I'm currently trying to work through the following problem:
Let $\mathbb{D}=\{z\in\mathbb{C}~:~|z|<1\}$ denote the open unit disk. Suppose $f:\mathbb{D}\to\mathbb{D}$ is a holomorphic function whose range is contained in a compact subset of $\mathbb{D}$. Show that $f$ has a unique fixed point.
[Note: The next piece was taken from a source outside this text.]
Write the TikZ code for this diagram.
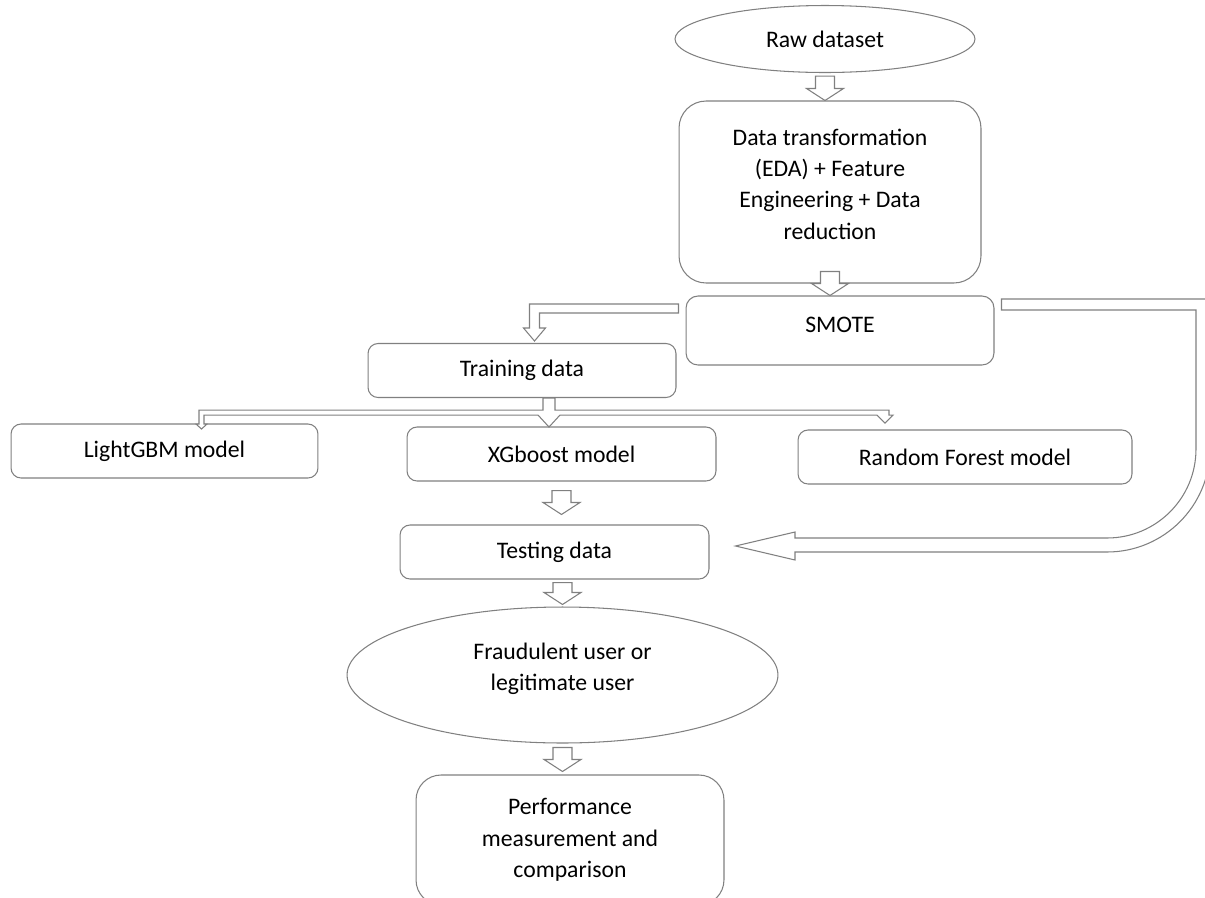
\documentclass[tikz,border=0pt]{standalone}
\usepackage{fontspec}
\setmainfont{Carlito}
\usetikzlibrary{shapes.geometric,calc}

\definecolor{linegray}{RGB}{128,128,128}

% hollow block arrow: from, to, start shift, tip shift
\newcommand{\blockarrow}[4]{%
  \draw[blockline] ($(#1)+(-9.5,#3)$) -- ($(#1 |- #2)+(-9.5,#4-12)$) -- ($(#1 |- #2)+(-18.5,#4-12)$)
    -- ($(#1 |- #2)+(0,#4)$) -- ($(#1 |- #2)+(18.5,#4-12)$) -- ($(#1 |- #2)+(9.5,#4-12)$)
    -- ($(#1)+(9.5,#3)$) -- cycle;}

\begin{document}
\begin{tikzpicture}[x=0.02cm,y=-0.02cm,
  every node/.style={font=\fontsize{13.5}{17.9}\selectfont, text=black},
  box/.style={draw=linegray, line width=0.6pt, rounded corners=0.2cm, minimum height=1.08cm, inner sep=2pt, align=center},
  oval/.style={draw=linegray, line width=0.6pt, ellipse, inner sep=0pt, align=center},
  blockline/.style={draw=linegray, line width=0.6pt, fill=white, line join=miter}]

\useasboundingbox (0,0) rectangle (1205,897);

\node[oval, minimum width=6cm, minimum height=1.34cm] (raw) at (825,39) {Raw dataset};
\node[box, rounded corners=0.54cm, minimum width=6.04cm, minimum height=3.64cm, text depth=0.32cm] (prep) at (830,192) {Data transformation\\(EDA) + Feature\\Engineering + Data\\reduction};
\node[box, rounded corners=0.24cm, minimum width=6.16cm, minimum height=1.38cm, text depth=0.24cm] (smote) at (840,330.5) {SMOTE};

\foreach \name/\text/\x/\y/\w in {train/Training data/522/370.5/6.16, lgbm/LightGBM model/164.5/451/6.14, xgb/XGboost model/561.5/454/6.18, rf/Random Forest model/965/457/6.68, test/Testing data/554.5/552/6.18}
  \node[box, minimum width=\w cm] (\name) at (\x,\y) {\text};

\node[oval, minimum width=8.62cm, minimum height=2.72cm, text depth=0.33cm] (fraud) at (562.5,675) {Fraudulent user or\\legitimate user};
\node[box, rounded corners=0.5cm, minimum width=6.16cm, minimum height=2.6cm] (perf) at (570,840) {Performance\\measurement and\\comparison};

\coordinate (tf) at (test.south -| fraud.north);

\blockarrow{raw.south}{prep.north}{3}{0}
\blockarrow{prep.south}{smote.north}{-12}{0}
\blockarrow{xgb.south}{test.north}{9}{-10}
\blockarrow{tf}{fraud.north}{3}{-2}
\blockarrow{fraud.south}{perf.north}{4}{-3}

% SMOTE to training data
\draw[blockline] ($(smote.west)+(-7,-26.5)$) -- ++(-149,0) -- ++(0,24) -- ++(-6,0) -- ++(11,13)
  -- ++(11,-13) -- ++(-6,0) -- ++(0,-15) -- ++(139,0) -- cycle;

% training data to the three models
\draw[blockline] ($(train.south)+(21,0)$) -- ++(0,12) -- ++(-344,0) -- ++(0,14) -- ++(-3,0)
  -- ++(5.5,5) -- ++(5.5,-5) -- ++(-3,0) -- ++(0,-9) -- ++(334,0) -- ++(11,12) -- ++(11,-12)
  -- ++(317,0) -- ++(8,8) -- ++(8,-8) -- ++(-4,0) -- ++(0,-5) -- ++(-334,0) -- ++(0,-12) -- cycle;

% SMOTE round the right to testing data
\draw[blockline] ($(smote.east)+(7,-31.5)$) -- (1210,299) -- (1210,449)
  .. controls (1210,505.9) and (1163.9,552) .. (1107,552) -- (795,552) -- (795,560)
  -- ($(test.east)+(26,-6)$) -- (795,532) -- (795,538) -- (1107,538)
  .. controls (1156.2,538) and (1196,498.2) .. (1196,449) -- (1196,310)
  -- ($(smote.east)+(7,-20.5)$) -- cycle;

\end{tikzpicture}
\end{document}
So, we must show that there exists a point $z^{*}\in\mathbb{D}$ with $f(z^{*})=z^{*}$, and that $f(z)\neq z$ for all $z\in\mathbb{D}$ with $z\neq z^{*}$. I'm not even sure where to start on this problem. I'm not sure if I should expand $f$ in a power series near the origin (or if that does nothing). Seeing the fact that $f(\mathbb{D})$ lies in a compact subset of $\mathbb{D}$ suggests to me that I should be using Rouche's Theorem somehow, but this could also be completely useless, I'm not sure. I'm also not sure how I would apply it, since it deals with zeros of functions and not fixed points.
Thanks in advance for any suggestions.
Rouche's theorem can be applied in the following form: if $g$ and $h$ are holomorphic in a region containing a circle $C$, and if $|g|>|h|$ on $C$, then $g$ and $g+h$ have the same number of zeroes inside $C$.
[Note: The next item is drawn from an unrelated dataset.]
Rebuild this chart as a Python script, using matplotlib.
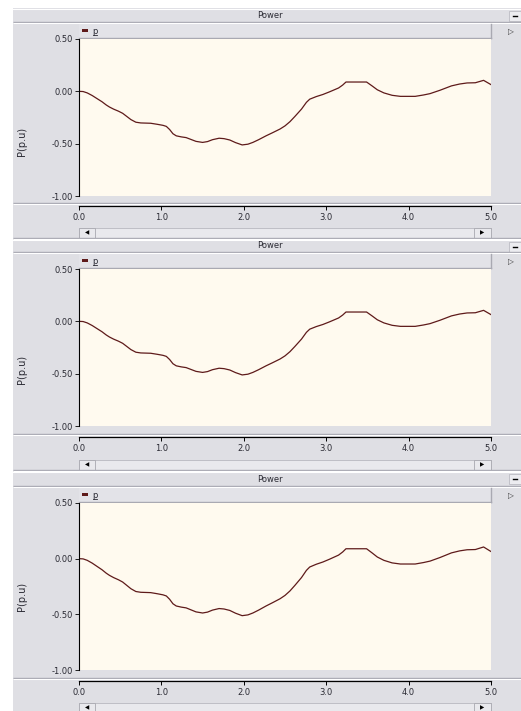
import matplotlib
matplotlib.use("Agg")
import matplotlib.pyplot as plt
from matplotlib.patches import Rectangle

# Power trace (per unit) against time (s)
time_s = [0.00, 0.05, 0.10, 0.16, 0.22, 0.28, 0.33, 0.37, 0.42, 0.48, 0.53,
          0.58, 0.63, 0.69, 0.75, 0.87, 0.95, 1.02, 1.06, 1.10, 1.14, 1.18,
          1.24, 1.30, 1.36, 1.42, 1.50, 1.56, 1.62, 1.70, 1.76, 1.83, 1.90,
          1.98, 2.05, 2.11, 2.18, 2.27, 2.35, 2.44, 2.50, 2.56, 2.62, 2.70,
          2.76, 2.80, 2.88, 2.96, 3.04, 3.15, 3.20, 3.24, 3.49, 3.56, 3.62,
          3.70, 3.80, 3.90, 4.08, 4.18, 4.26, 4.38, 4.52, 4.62, 4.71, 4.81,
          4.91, 5.00]
power_pu = [0.000, -0.002, -0.015, -0.040, -0.070, -0.100, -0.130, -0.150,
            -0.170, -0.190, -0.210, -0.240, -0.270, -0.295, -0.302, -0.305,
            -0.315, -0.325, -0.335, -0.365, -0.405, -0.425, -0.435, -0.442,
            -0.460, -0.478, -0.488, -0.480, -0.462, -0.448, -0.452, -0.465,
            -0.490, -0.512, -0.505, -0.488, -0.462, -0.425, -0.395, -0.360,
            -0.330, -0.290, -0.240, -0.170, -0.105, -0.075, -0.050, -0.030,
            -0.005, 0.032, 0.060, 0.089, 0.089, 0.050, 0.015, -0.015, -0.038,
            -0.048, -0.048, -0.035, -0.022, 0.010, 0.052, 0.070, 0.080, 0.082,
            0.105, 0.064]

panel_title = "Power"
series_name = "p"
y_label = "P(p.u)"
y_ticks = [0.50, 0.00, -0.50, -1.00]
y_tick_labels = ["0.50", "0.00", "-0.50", "-1.00"]
x_ticks = [0.0, 1.0, 2.0, 3.0, 4.0, 5.0]
x_tick_labels = ["0.0", "1.0", "2.0", "3.0", "4.0", "5.0"]

W, H = 521, 711
GREY = "#DFDFE4"
CREAM = "#FFFAEF"
DARK_EDGE = "#A9A9B2"
LINE_COL = "#5E1A1A"
TEXT_COL = "#2A2A33"

fig = plt.figure(figsize=(W / 100, H / 100), dpi=100)
fig.patch.set_facecolor("white")

# pixel-space canvas for the window chrome
bg = fig.add_axes([0, 0, 1, 1], zorder=0)
bg.set_xlim(0, W)
bg.set_ylim(H, 0)
bg.axis("off")
bg.add_patch(Rectangle((13, 8), W - 13, H - 8, facecolor=GREY, edgecolor="none"))


def hsep(y, x0=13, x1=W):
    bg.plot([x0, x1], [y, y], color=DARK_EDGE, lw=1.0, solid_capstyle="butt")
    bg.plot([x0, x1], [y + 1, y + 1], color="white", lw=0.8, solid_capstyle="butt")


def to_fig(x, y):
    return x / W, 1 - y / H


PLOT_X0, PLOT_X1 = 79, 491

# (title top, title bottom, plot top, plot bottom, separator, x-axis line,
#  scroll top, scroll bottom, y-label centre)
panels = [
    (8, 22, 39, 196, 203, 206, 228, 238, 141),
    (239, 252, 269, 426, 434, 437, 460, 470, 369),
    (471, 486, 503, 670, 678, 681, 703, 713, 596),
]

for (t0, t1, p0, p1, sep, xax, s0, s1, ylc) in panels:
    # title bar
    bg.plot([13, W], [t0 + 0.5, t0 + 0.5], color="white", lw=0.8)
    hsep(t1)
    bg.text(270, (t0 + t1) / 2 + 0.5, panel_title, ha="center", va="center",
            fontsize=6, color=TEXT_COL)
    # minimise button
    bg.add_patch(Rectangle((508.5, t0 + 2.5), 12, 10, facecolor="#ECECF0",
                           edgecolor="#B4B4BC", lw=0.5))
    bg.plot([512.5, 517], [t0 + 8, t0 + 8], color="black", lw=1.0)

    # legend strip
    lg0 = t1 + 2
    bg.add_patch(Rectangle((PLOT_X0, lg0), PLOT_X1 - PLOT_X0, p0 - lg0,
                           facecolor="#E3E3E8", edgecolor="none"))
    bg.plot([PLOT_X0, PLOT_X1], [p0 - 1, p0 - 1], color=DARK_EDGE, lw=1.0)
    bg.plot([PLOT_X1, PLOT_X1], [lg0, p0 - 1], color=DARK_EDGE, lw=1.0)
    bg.add_patch(Rectangle((82, lg0 + 5), 6, 3, facecolor=LINE_COL, edgecolor="none"))
    bg.text(92.5, lg0 + 7.5, series_name, ha="left", va="center", fontsize=6,
            color=TEXT_COL)
    bg.plot([92.5, 97], [lg0 + 11, lg0 + 11], color=TEXT_COL, lw=0.6)
    bg.text(510.5, lg0 + 7.5, "\u25b7", ha="center", va="center", fontsize=5.5,
            color="#333333")

    # vertical axis title
    bg.text(22, ylc, y_label, ha="center", va="center", rotation=90,
            fontsize=7, color=TEXT_COL)

    # separator above the time axis
    hsep(sep)

    # scroll bar
    bg.add_patch(Rectangle((PLOT_X0, s0), PLOT_X1 - PLOT_X0, s1 - s0,
                           facecolor="#E9E9ED", edgecolor="#B8B8C0", lw=0.6))
    bg.add_patch(Rectangle((PLOT_X0, s0), 16, s1 - s0, facecolor="#E9E9ED",
                           edgecolor="#A8A8B0", lw=0.6))
    bg.add_patch(Rectangle((PLOT_X1 - 17, s0), 17, s1 - s0, facecolor="#E9E9ED",
                           edgecolor="#A8A8B0", lw=0.6))
    bg.text(PLOT_X0 + 8, (s0 + s1) / 2, "\u25c0", ha="center", va="center",
            fontsize=4, color="black")
    bg.text(PLOT_X1 - 8.5, (s0 + s1) / 2, "\u25b6", ha="center", va="center",
            fontsize=4, color="black")
    hsep(s1)

    # data area
    fx0, fy1 = to_fig(PLOT_X0, p1)
    fx1, fy0 = to_fig(PLOT_X1, p0)
    ax = fig.add_axes([fx0, fy1, fx1 - fx0, fy0 - fy1], zorder=2)
    ax.set_facecolor(CREAM)
    ax.plot(time_s, power_pu, color=LINE_COL, lw=0.9)
    ax.set_xlim(0, 5)
    ax.set_ylim(-1.0, 0.5)
    for side in ("top", "right", "bottom"):
        ax.spines[side].set_visible(False)
    ax.spines["left"].set_color("black")
    ax.spines["left"].set_linewidth(0.8)
    ax.set_xticks([])
    ax.set_yticks(y_ticks)
    ax.set_yticklabels(y_tick_labels)
    ax.tick_params(axis="y", direction="out", length=3, width=0.6, pad=1.5,
                   labelsize=6, labelcolor=TEXT_COL)

    # time axis drawn below the data area
    _, ax_y = to_fig(PLOT_X0, xax)
    tax = fig.add_axes([fx0, ax_y, fx1 - fx0, 0.0001], zorder=2)
    tax.patch.set_visible(False)
    for side in ("top", "right", "left"):
        tax.spines[side].set_visible(False)
    tax.spines["bottom"].set_linewidth(0.9)
    tax.set_xlim(0, 5)
    tax.set_yticks([])
    tax.set_xticks(x_ticks)
    tax.set_xticklabels(x_tick_labels)
    tax.tick_params(axis="x", direction="out", length=3, width=0.7, pad=2,
                    labelsize=6, labelcolor=TEXT_COL)

fig.savefig("out.png", dpi=100)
Now since the image of $f$ is a compact subset of the open unit disk, it is contained in a closed disk of radius $r<1$ centered at the origin, and so we can apply Rouche's theorem with $g(z)=z$, $h(z)=-f(z)$, and $C$ any circle of radius $s$ centered at the origin with $r<s<1$ to conclude that $f(z)-z$ has exactly one zero in the unit disk.